AFAIK that was the original plan, but wasn’t the final outcome.
Elon doesn’t have anything tying up his stock on the purchase anymore. It’s one of the reasons for why he sold so much when he did the purchase.
He may still have to sell stock to keep it alive, but it’s not collateral.
edit: Here’s when the change happened
https://www.theverge.com/2022/5/25/23141940/elon-musk-tesla-twitter-margin-loan-buyout-deal
After a brutal month for Tesla stock, Elon Musk will no longer fund his Twitter buyout by borrowing against his Tesla ownership stake.
In a filing with the US Securities and Exchange Commission, Musk announced the expiration of a series of margin loans against Tesla stock, which had been included as part of his original financing plan to acquire Twitter. As part of the announcement, Musk committed to providing an additional $6.25 billion in equity financing, bringing his total commitment to $33.5 billion.

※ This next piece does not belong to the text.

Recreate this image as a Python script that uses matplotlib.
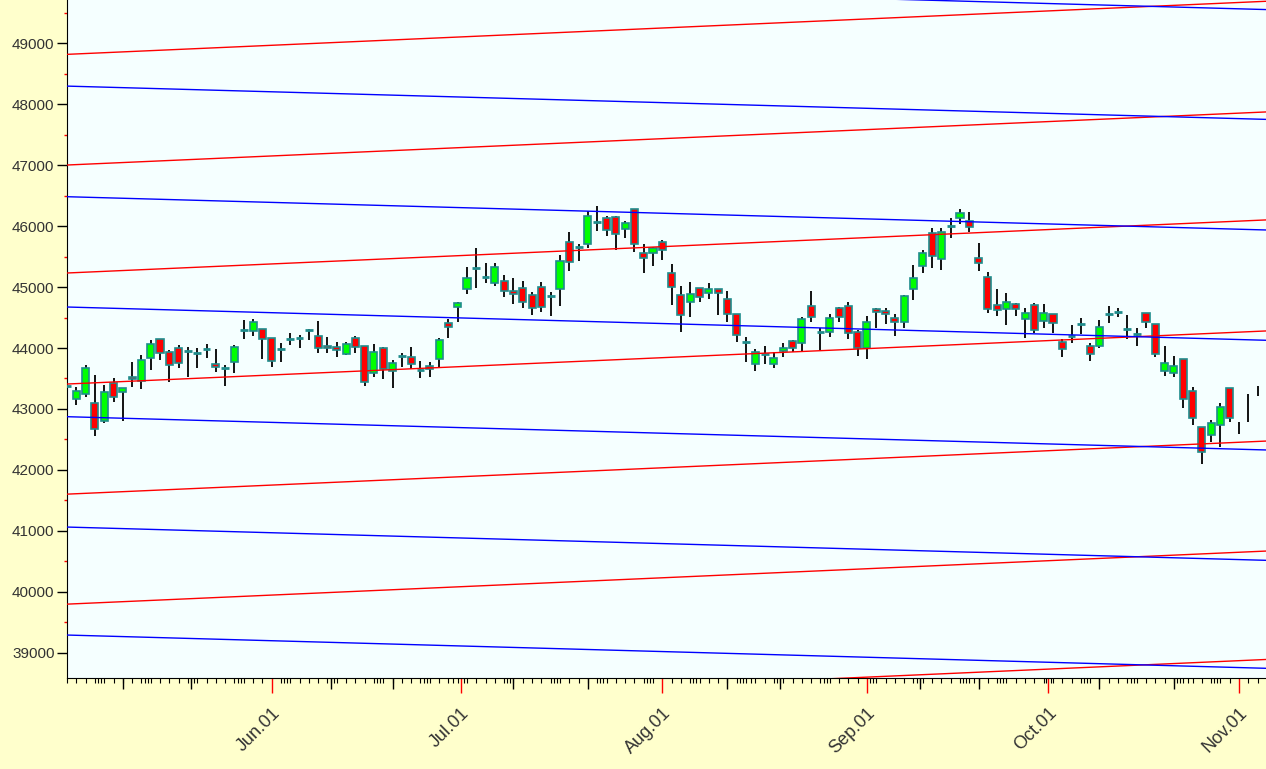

Just to reiterate what I said above though, he still has loans, they just aren’t collateralized by Tesla. He could lose twitter if he doesn’t pay the loans, and the only way he can pay them is either twitter making money, selling or collateralizing tesla/spacex shares, or finding additional funding.
If Musk doesn’t pay the loans the banks can take Twitter off him, but then they’re stuck with Twitter.
It’s always lost money, but now Musk has driven off the advertisers and many of the high prestige users; got stuck in a bunch of pointless lawsuits he’s going to lose; and run up a lot of debt by refusing to pay people.
And Musk knows this. The banks are fucked.
I’m guessing here, I don’t think Musk, the person, took out the loans, I think xitter did. So if xitter defaults, Musk’s assets aren’t on the line.
Edit for clarity: ‘leveraged buyout with debt reassignment post acquisition’
Xitter may have taken in more loans after Elon’s take over. But a company can’t borrow money to buy itself. So yea his assets are very much on the line. I wonder what deal he struck with the Saudi lenders.